Why You Can’t Save Sun Gold Seeds
Sun Gold is an F1 hybrid, meaning the seeds are the first-generation cross of two distinct parent lines. Saved seeds (the F2 generation) segregate into many different traits — only roughly 25% will resemble the original Sun Gold; the rest produce smaller, less sweet, and less reliable plants.
If you want orange cherry tomatoes from saved seed, grow an open-pollinated variety like Sungold’s Children, Galina’s Yellow, or Snow White. For seed sourcing and reliable open-pollinated varieties, see Tomato Heirloom Seeds: Best Varieties & Where to Buy.
Sun Gold in Containers
Sun Gold can grow in containers — but only large ones. The vigor that makes Sun Gold so productive in-ground demands serious root volume:
- 15-gallon fabric pot minimum. Smaller and the plant chronically wilts in summer.
- Daily watering during peak summer. Container Sun Golds can drink 2 gallons a day in 90°F weather.

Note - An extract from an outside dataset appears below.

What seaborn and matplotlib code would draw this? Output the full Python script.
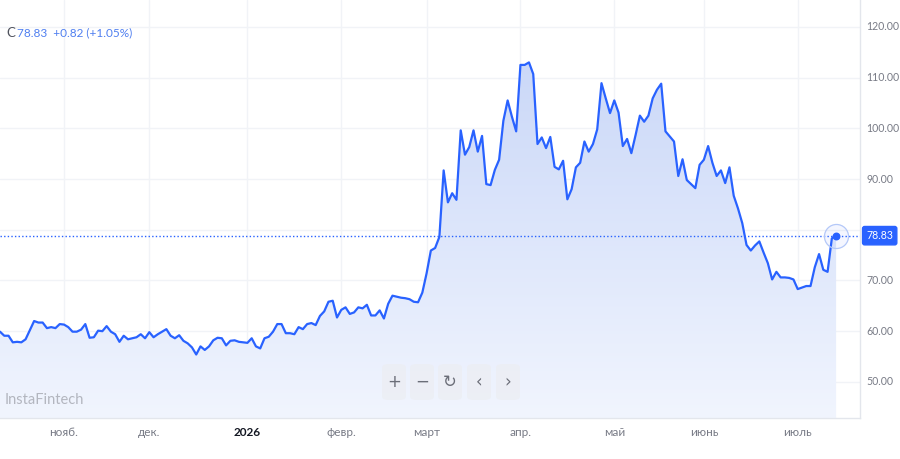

- Weekly fertilization during fruiting — not every 10 to 14 days like in-ground plants.
- 8-foot stake driven into the pot. Yes, the stake-in-pot situation is awkward; lash the stake to a wall or fence for additional stability.
For container medium and bed setup, see Best Potting Soil for Tomatoes. For overall season care that ties Sun Gold-specific work into the standard tomato playbook, see Tomato Plant: Complete Outdoor Growing Guide.
How tall do Sun Gold tomato plants get?
6 to 8 feet in zones 5 to 7, regularly 10+ feet in zones 8 to 10. Sun Gold is one of the tallest indeterminate cherry varieties common in home gardens — plan for 8 feet of vertical support minimum, more if you garden in a long-season climate.
Why are my Sun Gold tomatoes splitting?
Sun Gold’s thin translucent skin splits when the fruit is over-ripe on the vine, when soil moisture swings from dry to wet (heavy rain after drought), or both. Pick at the breaker stage (first orange blush) and ripen on the counter to avoid most splitting. Maintain even soil moisture with mulch.
How many tomatoes do Sun Gold plants produce?
200 to 400 fruits per plant across a full season is normal, with each truss producing 10 to 20 cherry-sized tomatoes. A single mature plant in zones 7+ can yield well over 500 individual fruits.
Can I save seeds from Sun Gold tomatoes?
You can save them, but they will not grow true to the parent plant. Sun Gold is an F1 hybrid, and saved seeds segregate into many different traits. Only about 25 percent of saved-seed plants resemble the original. For reliable saved seed, grow an open-pollinated variety like Galina’s Yellow or Sungold’s Children instead.
When are Sun Gold tomatoes ready to pick?
At the breaker stage — when the first orange blush appears on the bottom of the fruit while the top is still yellow-green. Ripen on the kitchen counter for 1 to 2 days. Vine-ripening past breaker stage adds no flavor but dramatically increases splitting risk.
Can Sun Gold tomatoes grow in containers?
Yes, in 15-gallon fabric pots minimum with an 8-foot stake. Expect daily watering in summer heat and weekly fertilization during fruiting. Smaller containers cause chronic wilt and significantly reduce yield.